False teeth, smashed ceramics and unused fish knives – I come from a long line of hoarders

As market gardeners, my family were rich in fruit but little else – perhaps that explains the decapitated dolls’ heads in the shed.

By Hannah Rose Woods

My mum has started to go through the family photographs again. Perhaps once a year she will pick a genre of item or designate a zone in the house for sorting, and launch another effort to sift through the things that have been left to us.

I come from a long line of hoarders – sentimentalists as well as recyclers. The house that my parents live in once belonged to my great-great aunt, and was then passed on to my grandma. When my parents moved in to care for her in the last years of her life, two more households’ worth of belongings were added to a home already filled to near-dysfunction.

Grandma’s side of the family were market gardeners, which meant that in their acre or so of fruit orchard there were various outbuildings to amass items in – a garage, a shed, a lean-to, and for decades a railway ticket office which had been  repurposed when the local station was axed during the Beeching cuts in the 1960s.

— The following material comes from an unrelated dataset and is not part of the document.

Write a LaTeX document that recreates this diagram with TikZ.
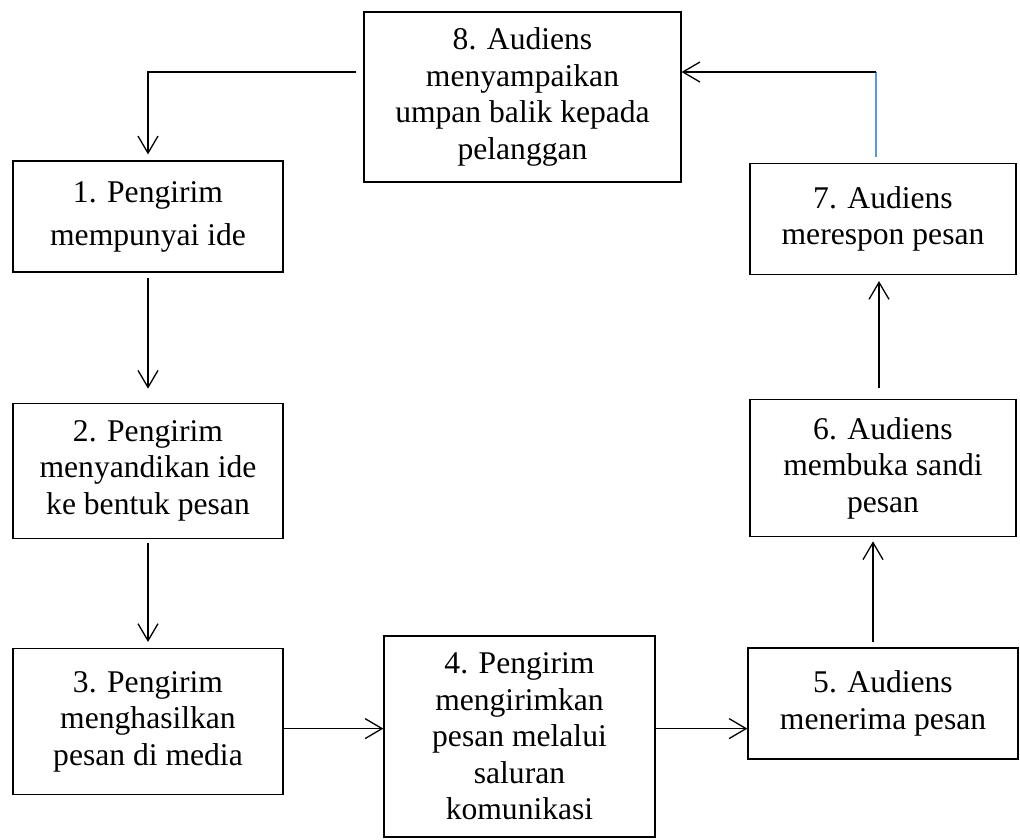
\documentclass[tikz,border=0pt]{standalone}
\usepackage{fontspec}
\setmainfont{Liberation Serif}
\usepackage{xcolor}
\definecolor{linkblue}{HTML}{5B9BD5}
\usepackage{tikz}
\usetikzlibrary{
  arrows.meta,
  positioning
}

\begin{document}
\begin{tikzpicture}[
  x=1pt, y=1pt,
  stepbox/.style={rectangle, draw, line width=1.3pt, minimum width=270pt, inner sep=2pt, align=center, font=\fontsize{31.6}{36.5}\selectfont},
  arr/.style={-{Straight Barb[length=17pt, width=20pt]}, line width=1.3pt},
  link/.style={line width=1.3pt, linkblue},
]
\useasboundingbox (0,0) rectangle (1020,-839);

% Kotak tahapan
\node[stepbox, minimum width=317pt, minimum height=170pt] (n8) at (522.5,-97) {8. Audiens\\ menyampaikan\\ umpan balik kepada\\ pelanggan};
\node[stepbox, minimum height=111pt, font=\fontsize{31.6}{43}\selectfont] (n1) at (148,-216.5) {1. Pengirim\\ mempunyai ide};
\node[stepbox, minimum height=135pt, below=130pt of n1] (n2) {2. Pengirim\\ menyandikan ide\\ ke bentuk pesan};
\node[stepbox, minimum height=146pt, below=109pt of n2] (n3) {3. Pengirim\\ menghasilkan\\ pesan di media};
\node[stepbox, minimum width=271pt, minimum height=201pt] (n4) at (519.5,-736.5) {4. Pengirim\\ mengirimkan\\ pesan melalui\\ saluran\\ komunikasi};
\node[stepbox, minimum height=111pt] (n5) at (883,-703.5) {5. Audiens\\ menerima pesan};
\node[stepbox, minimum width=266pt, minimum height=137pt, above=110pt of n5] (n6) {6. Audiens\\ membuka sandi\\ pesan};
\node[stepbox, minimum width=266pt, minimum height=111pt, above=124pt of n6] (n7) {7. Audiens\\ merespon pesan};

% Titik bantu
\coordinate (l8) at ([yshift=25pt]n8.west);
\coordinate (r8) at ([yshift=25pt]n8.east);
\coordinate (t7) at ([xshift=-7pt]n7.north);
\coordinate (m3) at ([yshift=-7pt]n3.east);

% Alur pengirim
\draw[arr, shorten <=7pt, shorten >=6pt] (l8) -| (n1.north);
\draw[arr, shorten <=5pt, shorten >=14pt] (n1) -- (n2);
\draw[arr, shorten <=4pt, shorten >=6pt] (n2) -- (n3);
\draw[arr] (m3) -- (m3 -| n4.west);
\draw[arr] (m3 -| n4.east) -- (m3 -| n5.west);

% Alur audiens
\draw[arr, shorten <=5pt, shorten >=4pt] ([xshift=-10pt]n5.north) -- ([xshift=-10pt]n6.south);
\draw[arr, shorten <=11pt, shorten >=6pt] ([xshift=-4pt]n6.north) -- ([xshift=-4pt]n7.south);
\draw[link, shorten <=6pt] (t7) -- (t7 |- r8);
\draw[arr] (t7 |- r8) -- (r8);

\end{tikzpicture}
\end{document}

My family was rich in fruit but very little else, and some things were retained because they continued to use them long after others would have given up. Mum has kept several wooden spoons that descend, inch by inch, from identifiably spoon-shaped implements worn out through hours of boiling jam, to finger-length nubs of handle we refer to as “jam stumps”.

But other items cannot be explained away by a mentality shaped by seasons of glut and scarcity. It is sad to encounter the paraphernalia of not-used things that older generations needed in order to consider themselves respectable. We have found three full sets of fish knives – though fish dinners must have been rare, because as a child my grandma pasted into her scrapbook, alongside magazine cuttings, the labels of tinned salmon. Ceramics, once smashed, were put into drawers in bags – items that could not be parted with in the hope of imagined future restoration.

Then there are the dolls’ heads. Maybe 20 of them – marble-sized decapitations in porcelain from toys that had grown too threadbare to play with. After the 18th salvaged head, did no one admit that their bodies were not going to be reconstituted? And for whom were they saving the several sets of false teeth that we found in a shed, diligently tucked away in their original boxes, beneath newspapers announcing the death of George V and then the abdication crisis?

The unhappy irony is that these objects were kept in such indiscriminate quantities that so much of it is unsalvageable. There are heirlooms among the debris; mildewed, mouse-eaten and rotting in outbuildings. We have rescued what we can. There’s a cautionary tale here, about how if we do not let go of anything we may end up truly cherishing nothing; about how we cannot, and should not, try to save everything from time. But it is melancholy, too, especially as a historian, to find so many objects whose human stories are lost to me.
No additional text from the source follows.